Sunday, June 10, 2007

Thar She Blows...


Headed out yesterday morning for a family outing. J****'s workplace was having a picnic at the Kentucky Kingdom. The kids were extremely excited, it was all they talked about all week long. We stopped and got McDonalds breakfast for the kids, went to K-Mart for J**** some swim trunks, got a pack of cigs and head up I-64 for Louisville. Free tickets, free food, full tank of gas, haven't forgotten anything, fresh oil change yesterday. We are living life happy and good.

Yeah, sure.

29 miles to go -- wooo hoooo. Ticka, ticka, tacka, tack. What the hell is that? Give it a little gas -- louder ticka, ticka, tacka, tack, ticka, ticka, tacka, tack, ticka, ticka, tacka, tack, ticka, ticka, tacka, tack. Turn off the radio, turn off the AC...ticka, ticka, tacka, tack, ticka, ticka, tacka, tack, ticka, ticka, tacka, tack, ticka, ticka, tacka, tack, ticka, ticka, tacka, tack, ticka, ticka, tacka, tack, ticka, ticka, tacka, tack, ticka, ticka, tacka, tack. That doesn't sound good. Now what?

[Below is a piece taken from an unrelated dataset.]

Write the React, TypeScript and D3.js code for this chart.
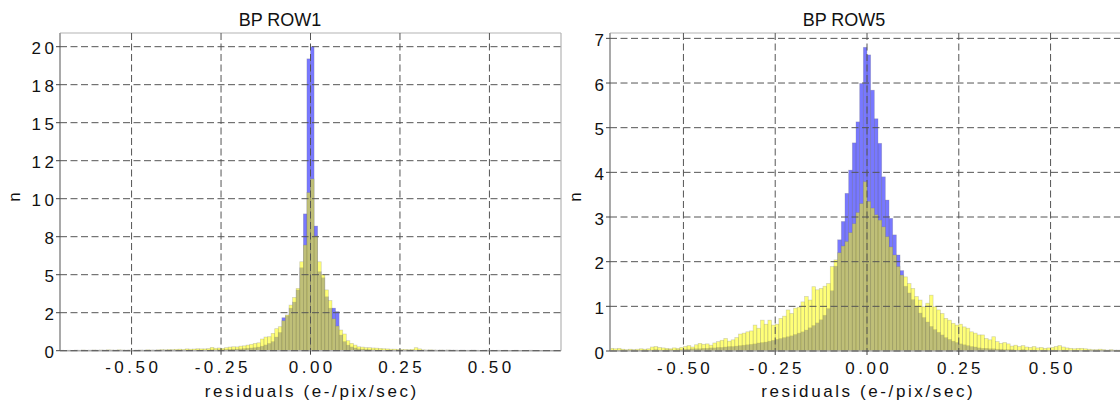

Hurstbourne Lane -- let's pull off at a gas station and check the oil. At end of exit --- ticka, ticka the van dies. I start her back up and pull into the BP. J**** gets out and opens the hood. No smoke, no engine light, no oil light, oil is fine, everything looks good. I turn her back on ticka, ticka, tacka, tack. Kids are freaking out and get out of van and stand on sidewalk -- Daddy says "Turn it off I think the engine is about to blow up." Ummmm, don't say blow up in front of a seven and five year old. They run!!! They run to the other end of the sidewalk screaming and jumping, Mommy- Daddy it's going to blow up. The boy is running after them -- it looks fun, hey why not.

Long story short -- we take a cab to Kentucky Kingdom, the van is towed to our mechanic (that's going to be one heck of a tow bill), and my best friend S**** comes to Louisville to pick us up and take us back home.

We had a good time, but boy oh boy -- I am not looking forward to hearing how much this is going to cost. Thank goodness that we have been following the advice of Dave Ramsey and have an emergency fund.

Stay tuned for tomorrow's episode -- what happened to the van? How much will it cost? Will Nay lose her mind?

J**** says it is a valve.
Paw says it is an oil pump.
Daddy says it is a rod.

I say that Valvoline Instant Oil Change did something to screw it up -- it was running fine before I had the oil changed on Friday.

We'll see.

2 comments:

Southern Skiing said...

Glad you had an Emergency fund....hope it works out, thanks for the link too

Southern Skiing said...

by the way, thanks for the link on the sidebar, I will be linking back to you too!